Medved: Brokers have been an integral part of this business since
the early 1980s. Debate has centered on brokering being a necessary evil, with those in favor citing the liquidity brokering provides, while those opposed stating they simply inflate rates. Brokering serves a purpose if the time being sold off was originally
purchased by an agency for the use of its client base. In this case,
an agency is relieving its clients of time they cannot use, and
getting the time to another agency through a broker. Unnecessary inflation occurs when brokers are bidding and speculating
for time on the front end.
Are there media buying agencies actually playing both sides of
the fence and serving as media brokers as well?
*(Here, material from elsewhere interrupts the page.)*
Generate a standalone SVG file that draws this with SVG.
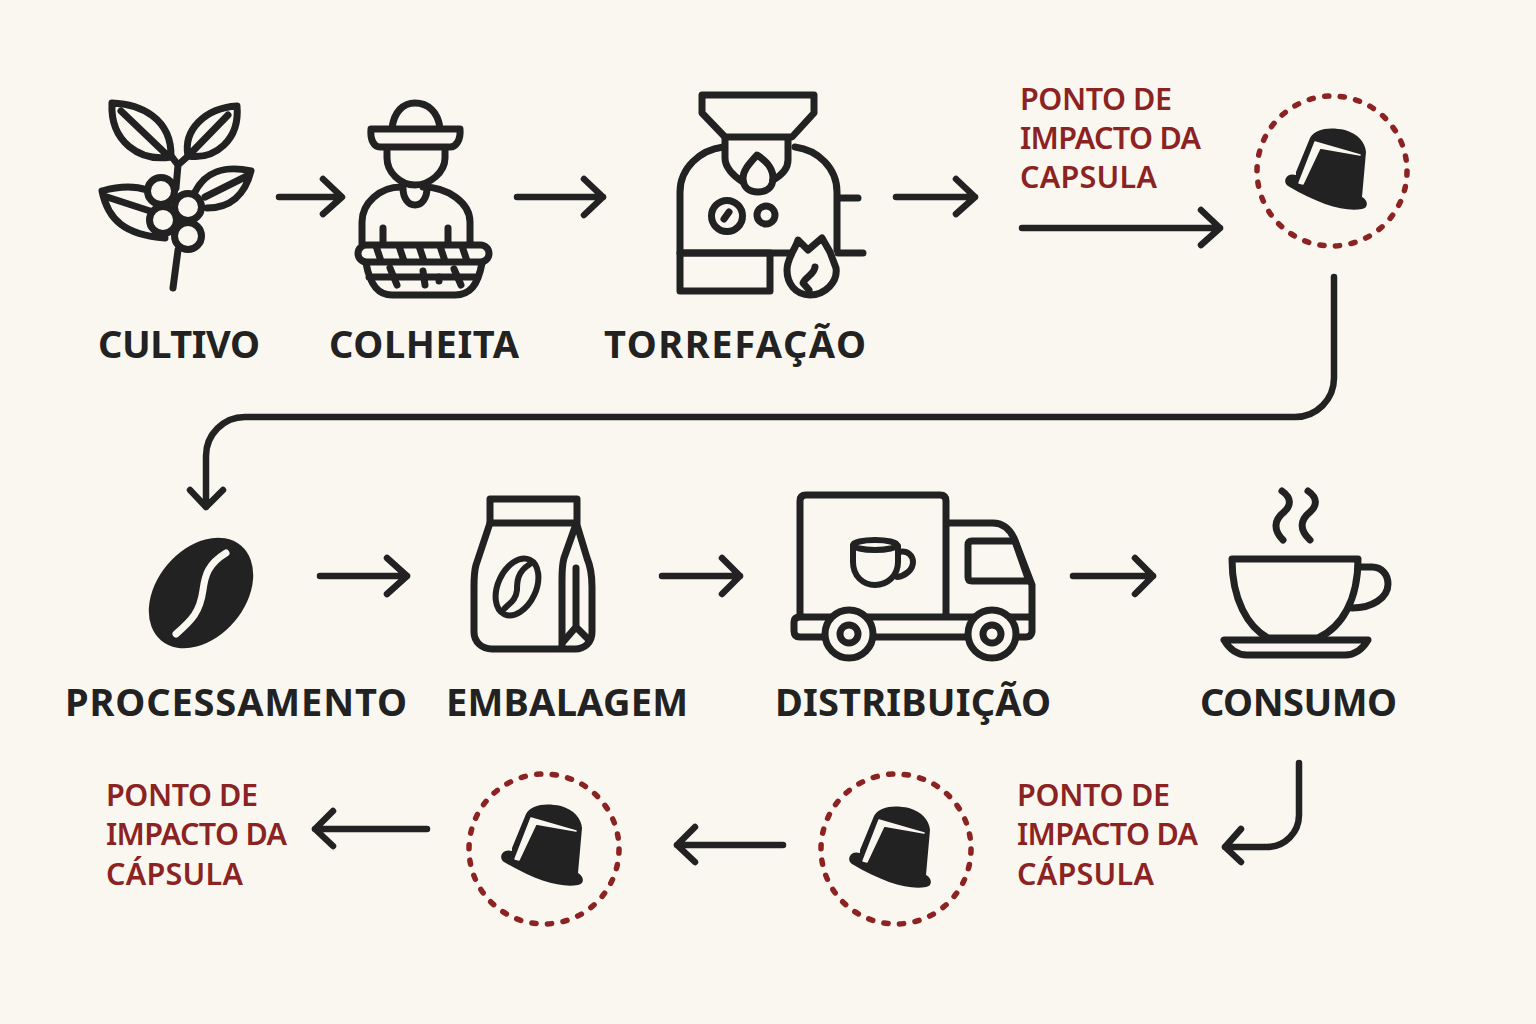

If so,
how is this practice viewed in the business, and
what are the benefits and/or pitfalls for media
sellers and true media buying agencies?
Eden: As pressure builds from the
weak economy, more agencies
are entering into the brokerage world. This is making it
more widely accepted, but not
necessarily viewed positively.
The motive is self-serving
— to maintain revenue.
However, this practice has a
negative impact as the supply chain has an increased
number of hands in the pie
and the ultimate loser is the
client.
Garnett: The largest media buyers use
“moral” argument to try to block out
smaller competition. They get away with it
because only the large buyers can afford to take
the risk of locking up huge sections of media time. But
if we knew the truth, we would find that the media buyers who
speak most loudly against brokering are the ones who benefit
most from it. Anyone who locks up huge sections of time based
on big commitments also has need to dump that time when client demand won’t use it.
Hawthorne: Media buying agencies are playing both sides of the
fence. They may have lost some client base that helped hold
larger media packages on high profile cable networks. In an effort to help hold media, they have started selling their time to
other agencies, brokers and/or reps. Many agencies are more
than willing to buy “pre-owned” time from smaller companies.
However, those same agencies would avoid buying the same
time at the same rate from one of their major competitors.